The rabbi of Le Raincy, Moshe Lewin (C) plants a tree with the great rabbi of France Gilles Bernheim (3rd left) and Le Raincy’s mayor Eric Raoult (left) on January 19, 2011 in Paris, as part of a ceremony in homage to Ilan Halimi, a 23-year-old Jewish Frenchman who was brutally murdered in 2006. (Bertrand Langlois/ AFP)

“The nation will not forget this son of France who died because he was Jewish,” Macron said.

Prime Minister Francois Bayrou called the tree “a living bulwark against oblivion.”

“The never-ending fight against the deadly poison of hatred is our primary duty,” he added.

Officials pledged to plant a new memorial tree “as soon as possible.”

Members of France’s Jewish community — one of the largest in the world — have said the number of antisemitic acts has surged following the attack by Hamas on Israel on October 7, 2023, that killed some 1,200 people and saw another 251 taken hostage, sparking the war in Gaza.
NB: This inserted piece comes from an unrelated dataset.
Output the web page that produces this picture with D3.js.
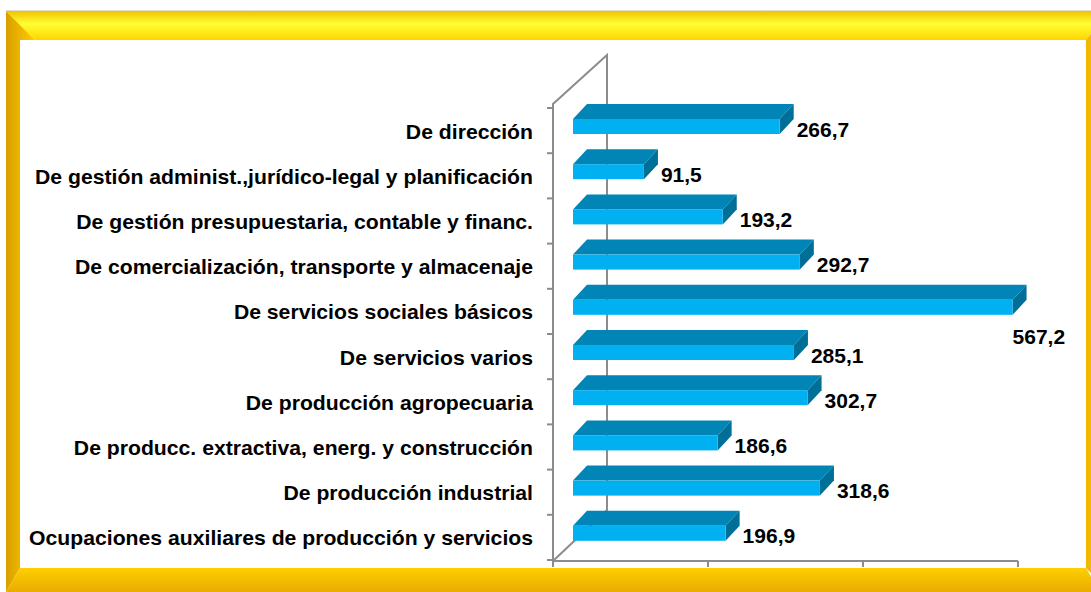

In 2006, Halimi’s murder struck horror into France’s Jewish community and stirred debate about antisemitism in France. Police at the time initially refused to consider the murder a hate crime, and tens of thousands took to the streets to demand justice.

Ilan Halimi, kidnapped and murdered by an anti-Semitic gang in Paris in 2006, (Courtesy of Stephanie Yin/JTA)

Yonathan Arfi, president of the Representative Council of Jewish Institutions in France (CRIF), said on Friday the felling of the tree was “extremely painful.”

“There is nothing more cowardly, and those who have murdered his memory are no better than those who took his life 20 years ago,” Arfi told AFP.

“This is not just another antisemitic act, it is a way for antisemites to shout that they are here more than ever.”

Herve Chevreau, the mayor of Epinay-sur-Seine, filed a criminal complaint.

Paris police chief Laurent Nunez condemned what he called a “despicable act” and said an investigation had been launched.

Halimi was lured by a 17-year-old girl to a housing estate basement in the suburbs, where he was attacked and subdued with ether.

Held prisoner for ransom, Halimi was tortured for 24 days before he was found naked, bound and gagged on February 13, 2006.

This photograph shows the trunk of the olive tree, presumably cut down with a chainsaw, which was planted in 2011 in front of a memorial to Ilan Halimi, in Epinay-sur-Seine, on the outskirts of Paris, on August 15, 2025. (Photo by Dimitar DILKOFF / AFP)

Youssouf Fofana, the head of the gang dubbed the “Barbarians,” was sentenced to life in prison.

Two other trees planted in tribute to Halimi were vandalized and sawn down in 2019 in the southern suburb of Sainte-Geneviève-des-Bois, where Halimi was found dying near a railway track.

Reported antisemitic acts in France surged from 436 in 2022 to 1,676 in 2023, before dipping to 1,570 last year, according to the interior ministry.